--- Information provided ---

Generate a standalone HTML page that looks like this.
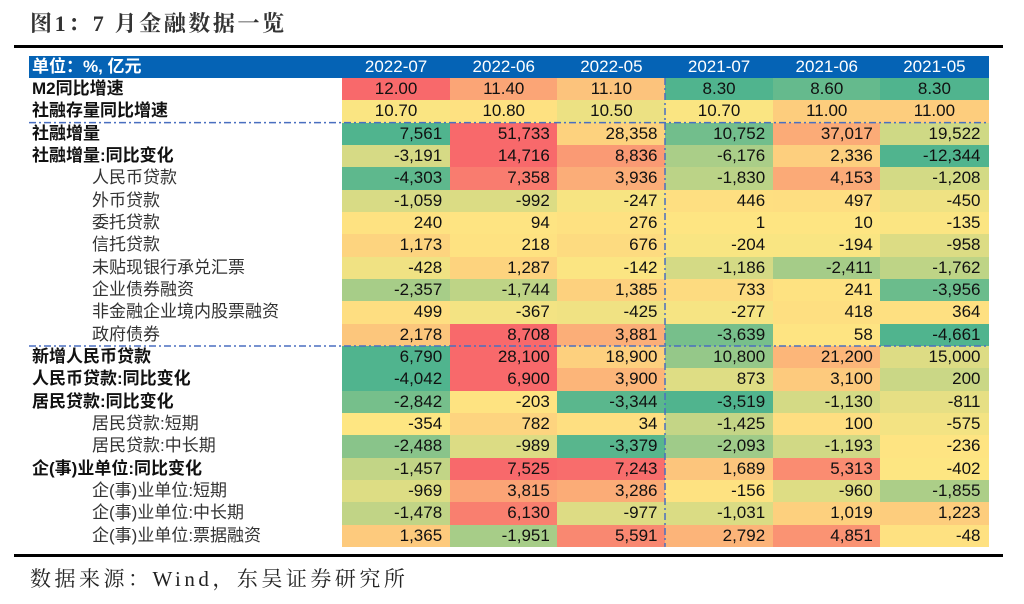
<!DOCTYPE html>
<html><head><meta charset="utf-8">
<style>
html,body{margin:0;padding:0;background:#fff;width:1024px;height:604px;overflow:hidden;position:relative}
#title{position:absolute;left:30px;top:7px;font:bold 22px "Liberation Serif","Noto Serif CJK SC",serif;color:#333;letter-spacing:2.6px}
.rule{position:absolute;left:14px;width:989px;background:#000}
#src{position:absolute;left:30px;top:563px;font:21px "Liberation Serif","Noto Serif CJK SC",serif;color:#222;letter-spacing:3.5px}
#tbl{position:absolute;left:29px;top:56px;width:959px}
.cell{position:absolute;box-sizing:border-box;font:17px "Liberation Sans","Noto Sans CJK SC",sans-serif;color:#111;white-space:nowrap;line-height:22px}
.hdr{background:#0563b5;color:#fff;text-align:center;height:21px;line-height:21px}
</style></head><body>
<div id="title">图1：7 月金融数据一览</div>
<div class="rule" style="top:45px;height:3px"></div>
<div id="tbl"></div>
<svg id="dash" width="1024" height="604" style="position:absolute;left:0;top:0;pointer-events:none"></svg>
<div class="rule" style="top:554px;height:3px"></div>
<div id="src">数据来源：Wind，东吴证券研究所</div>
<script>
const columns = ["2022-07","2022-06","2022-05","2021-07","2021-06","2021-05"];
const rowLabels = ["M2同比增速","社融存量同比增速","社融增量","社融增量:同比变化","人民币贷款","外币贷款","委托贷款","信托贷款","未贴现银行承兑汇票","企业债券融资","非金融企业境内股票融资","政府债券","新增人民币贷款","人民币贷款:同比变化","居民贷款:同比变化","居民贷款:短期","居民贷款:中长期","企(事)业单位:同比变化","企(事)业单位:短期","企(事)业单位:中长期","企(事)业单位:票据融资"];
const rowIndent = [0,0,0,0,1,1,1,1,1,1,1,1,0,0,0,1,1,0,1,1,1];
const rowGroup = [1,1,2,3,4,4,4,4,4,4,4,4,5,6,7,7,7,7,7,7,7];
const m2 = [12.00,11.40,11.10,8.30,8.60,8.30];
const tsfStock = [10.70,10.80,10.50,10.70,11.00,11.00];
const tsfFlow = [7561,51733,28358,10752,37017,19522];
const tsfYoy = [-3191,14716,8836,-6176,2336,-12344];
const rmbLoan = [-4303,7358,3936,-1830,4153,-1208];
const fxLoan = [-1059,-992,-247,446,497,-450];
const entrusted = [240,94,276,1,10,-135];
const trust = [1173,218,676,-204,-194,-958];
const bankers = [-428,1287,-142,-1186,-2411,-1762];
const corpBond = [-2357,-1744,1385,733,241,-3956];
const equity = [499,-367,-425,-277,418,364];
const govBond = [2178,8708,3881,-3639,58,-4661];
const newLoan = [6790,28100,18900,10800,21200,15000];
const loanYoy = [-4042,6900,3900,873,3100,200];
const hhYoy = [-2842,-203,-3344,-3519,-1130,-811];
const hhShort = [-354,782,34,-1425,100,-575];
const hhLong = [-2488,-989,-3379,-2093,-1193,-236];
const corpYoy = [-1457,7525,7243,1689,5313,-402];
const corpShort = [-969,3815,3286,-156,-960,-1855];
const corpLong = [-1478,6130,-977,-1031,1019,1223];
const corpBill = [1365,-1951,5591,2792,4851,-48];
const series = [m2,tsfStock,tsfFlow,tsfYoy,rmbLoan,fxLoan,entrusted,trust,bankers,corpBond,equity,govBond,newLoan,loanYoy,hhYoy,hhShort,hhLong,corpYoy,corpShort,corpLong,corpBill];

const G=[80,180,142],Y=[254,230,130],R=[248,105,107];
function mix(a,b,t){return 'rgb('+a.map((v,i)=>Math.round(v+(b[i]-v)*t)).join(',')+')';}
function median(a){const s=[...a].sort((x,y)=>x-y);const n=s.length;return n%2?s[(n-1)/2]:(s[n/2-1]+s[n/2])/2;}
const groupStats={};
series.forEach((r,i)=>{const g=rowGroup[i];(groupStats[g]=groupStats[g]||[]).push(...r);});
const scales={};
for(const g in groupStats){const a=groupStats[g];scales[g]={min:Math.min(...a),max:Math.max(...a),mid:median(a)};}
function colorFor(v,g){const s=scales[g];
  if(v<=s.mid){const t=s.mid===s.min?1:(v-s.min)/(s.mid-s.min);return mix(G,Y,Math.max(0,Math.min(1,t)));}
  const t=s.max===s.mid?0:(v-s.mid)/(s.max-s.mid);return mix(Y,R,Math.max(0,Math.min(1,t)));}
function fmt(v,i){return i<2?v.toFixed(2):v.toLocaleString('en-US');}

const tbl=document.getElementById('tbl');
const labelW=313,colW=107.67,hdrH=22,rowH=22.33;
function add(cls,x,y,w,h,txt){const d=document.createElement('div');d.className='cell '+cls;
  d.style.left=x+'px';d.style.top=y+'px';d.style.width=w+'px';d.style.height=h+'px';d.textContent=txt;tbl.appendChild(d);return d;}
const h0=add('hdr',0,0,labelW,hdrH,'单位：%, 亿元');


h0.style.textAlign='left';h0.style.paddingLeft='3px';h0.style.fontWeight='bold';
columns.forEach((c,j)=>{const d=add('hdr',labelW+j*colW,0,colW+0.5,hdrH,c);
  
  });
series.forEach((r,i)=>{
  const y=hdrH+i*rowH;
  const l=add('',0,y,labelW,rowH,rowLabels[i]);
  
  
  if(rowIndent[i]){l.style.paddingLeft='63px';l.style.color='#333';}else{l.style.paddingLeft='3px';l.style.fontWeight='bold';}
  r.forEach((v,j)=>{
    const d=add('',labelW+j*colW,y,colW+0.5,rowH+0.5,fmt(v,i));
    
    
    d.style.background=colorFor(v,rowGroup[i]);
    if(i<2){d.style.textAlign='center';}else{d.style.textAlign='right';d.style.paddingRight='8px';}
  });
});
const svg=document.getElementById('dash');
const ox=29,oy=56;
function line(x1,y1,x2,y2){const l=document.createElementNS('http://www.w3.org/2000/svg','line');
  l.setAttribute('x1',x1);l.setAttribute('y1',y1);l.setAttribute('x2',x2);l.setAttribute('y2',y2);
  l.setAttribute('stroke','#4a6fc0');l.setAttribute('stroke-width','1.5');l.setAttribute('stroke-dasharray','7,3,2,3');
  
  
  svg.appendChild(l);}
line(ox,oy+hdrH+2*rowH,ox+959,oy+hdrH+2*rowH);
line(ox,oy+hdrH+12*rowH,ox+959,oy+hdrH+12*rowH);
line(ox+labelW+3*colW,oy+hdrH,ox+labelW+3*colW,oy+hdrH+21*rowH);
</script>
</body></html>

--- Problem ---
Exactly as written, return every line of the listing, but not the pictures.

--- Finished task ---
Generate a standalone HTML page that looks like this.
<!DOCTYPE html>
<html><head><meta charset="utf-8">
<style>
html,body{margin:0;padding:0;background:#fff;width:1024px;height:604px;overflow:hidden;position:relative}
#title{position:absolute;left:30px;top:7px;font:bold 22px "Liberation Serif","Noto Serif CJK SC",serif;color:#333;letter-spacing:2.6px}
.rule{position:absolute;left:14px;width:989px;background:#000}
#src{position:absolute;left:30px;top:563px;font:21px "Liberation Serif","Noto Serif CJK SC",serif;color:#222;letter-spacing:3.5px}
#tbl{position:absolute;left:29px;top:56px;width:959px}
.cell{position:absolute;box-sizing:border-box;font:17px "Liberation Sans","Noto Sans CJK SC",sans-serif;color:#111;white-space:nowrap;line-height:22px}
.hdr{background:#0563b5;color:#fff;text-align:center;height:21px;line-height:21px}
</style></head><body>
<div id="title">图1：7 月金融数据一览</div>
<div class="rule" style="top:45px;height:3px"></div>
<div id="tbl"></div>
<svg id="dash" width="1024" height="604" style="position:absolute;left:0;top:0;pointer-events:none"></svg>
<div class="rule" style="top:554px;height:3px"></div>
<div id="src">数据来源：Wind，东吴证券研究所</div>
<script>
const columns = ["2022-07","2022-06","2022-05","2021-07","2021-06","2021-05"];
const rowLabels = ["M2同比增速","社融存量同比增速","社融增量","社融增量:同比变化","人民币贷款","外币贷款","委托贷款","信托贷款","未贴现银行承兑汇票","企业债券融资","非金融企业境内股票融资","政府债券","新增人民币贷款","人民币贷款:同比变化","居民贷款:同比变化","居民贷款:短期","居民贷款:中长期","企(事)业单位:同比变化","企(事)业单位:短期","企(事)业单位:中长期","企(事)业单位:票据融资"];
const rowIndent = [0,0,0,0,1,1,1,1,1,1,1,1,0,0,0,1,1,0,1,1,1];
const rowGroup = [1,1,2,3,4,4,4,4,4,4,4,4,5,6,7,7,7,7,7,7,7];
const m2 = [12.00,11.40,11.10,8.30,8.60,8.30];
const tsfStock = [10.70,10.80,10.50,10.70,11.00,11.00];
const tsfFlow = [7561,51733,28358,10752,37017,19522];
const tsfYoy = [-3191,14716,8836,-6176,2336,-12344];
const rmbLoan = [-4303,7358,3936,-1830,4153,-1208];
const fxLoan = [-1059,-992,-247,446,497,-450];
const entrusted = [240,94,276,1,10,-135];
const trust = [1173,218,676,-204,-194,-958];
const bankers = [-428,1287,-142,-1186,-2411,-1762];
const corpBond = [-2357,-1744,1385,733,241,-3956];
const equity = [499,-367,-425,-277,418,364];
const govBond = [2178,8708,3881,-3639,58,-4661];
const newLoan = [6790,28100,18900,10800,21200,15000];
const loanYoy = [-4042,6900,3900,873,3100,200];
const hhYoy = [-2842,-203,-3344,-3519,-1130,-811];
const hhShort = [-354,782,34,-1425,100,-575];
const hhLong = [-2488,-989,-3379,-2093,-1193,-236];
const corpYoy = [-1457,7525,7243,1689,5313,-402];
const corpShort = [-969,3815,3286,-156,-960,-1855];
const corpLong = [-1478,6130,-977,-1031,1019,1223];
const corpBill = [1365,-1951,5591,2792,4851,-48];
const series = [m2,tsfStock,tsfFlow,tsfYoy,rmbLoan,fxLoan,entrusted,trust,bankers,corpBond,equity,govBond,newLoan,loanYoy,hhYoy,hhShort,hhLong,corpYoy,corpShort,corpLong,corpBill];

const G=[80,180,142],Y=[254,230,130],R=[248,105,107];
function mix(a,b,t){return 'rgb('+a.map((v,i)=>Math.round(v+(b[i]-v)*t)).join(',')+')';}
function median(a){const s=[...a].sort((x,y)=>x-y);const n=s.length;return n%2?s[(n-1)/2]:(s[n/2-1]+s[n/2])/2;}
const groupStats={};
series.forEach((r,i)=>{const g=rowGroup[i];(groupStats[g]=groupStats[g]||[]).push(...r);});
const scales={};
for(const g in groupStats){const a=groupStats[g];scales[g]={min:Math.min(...a),max:Math.max(...a),mid:median(a)};}
function colorFor(v,g){const s=scales[g];
  if(v<=s.mid){const t=s.mid===s.min?1:(v-s.min)/(s.mid-s.min);return mix(G,Y,Math.max(0,Math.min(1,t)));}
  const t=s.max===s.mid?0:(v-s.mid)/(s.max-s.mid);return mix(Y,R,Math.max(0,Math.min(1,t)));}
function fmt(v,i){return i<2?v.toFixed(2):v.toLocaleString('en-US');}

const tbl=document.getElementById('tbl');
const labelW=313,colW=107.67,hdrH=22,rowH=22.33;
function add(cls,x,y,w,h,txt){const d=document.createElement('div');d.className='cell '+cls;
  d.style.left=x+'px';d.style.top=y+'px';d.style.width=w+'px';d.style.height=h+'px';d.textContent=txt;tbl.appendChild(d);return d;}
const h0=add('hdr',0,0,labelW,hdrH,'单位：%, 亿元');


h0.style.textAlign='left';h0.style.paddingLeft='3px';h0.style.fontWeight='bold';
columns.forEach((c,j)=>{const d=add('hdr',labelW+j*colW,0,colW+0.5,hdrH,c);
  
  });
series.forEach((r,i)=>{
  const y=hdrH+i*rowH;
  const l=add('',0,y,labelW,rowH,rowLabels[i]);
  
  
  if(rowIndent[i]){l.style.paddingLeft='63px';l.style.color='#333';}else{l.style.paddingLeft='3px';l.style.fontWeight='bold';}
  r.forEach((v,j)=>{
    const d=add('',labelW+j*colW,y,colW+0.5,rowH+0.5,fmt(v,i));
    
    
    d.style.background=colorFor(v,rowGroup[i]);
    if(i<2){d.style.textAlign='center';}else{d.style.textAlign='right';d.style.paddingRight='8px';}
  });
});
const svg=document.getElementById('dash');
const ox=29,oy=56;
function line(x1,y1,x2,y2){const l=document.createElementNS('http://www.w3.org/2000/svg','line');
  l.setAttribute('x1',x1);l.setAttribute('y1',y1);l.setAttribute('x2',x2);l.setAttribute('y2',y2);
  l.setAttribute('stroke','#4a6fc0');l.setAttribute('stroke-width','1.5');l.setAttribute('stroke-dasharray','7,3,2,3');
  
  
  svg.appendChild(l);}
line(ox,oy+hdrH+2*rowH,ox+959,oy+hdrH+2*rowH);
line(ox,oy+hdrH+12*rowH,ox+959,oy+hdrH+12*rowH);
line(ox+labelW+3*colW,oy+hdrH,ox+labelW+3*colW,oy+hdrH+21*rowH);
</script>
</body></html>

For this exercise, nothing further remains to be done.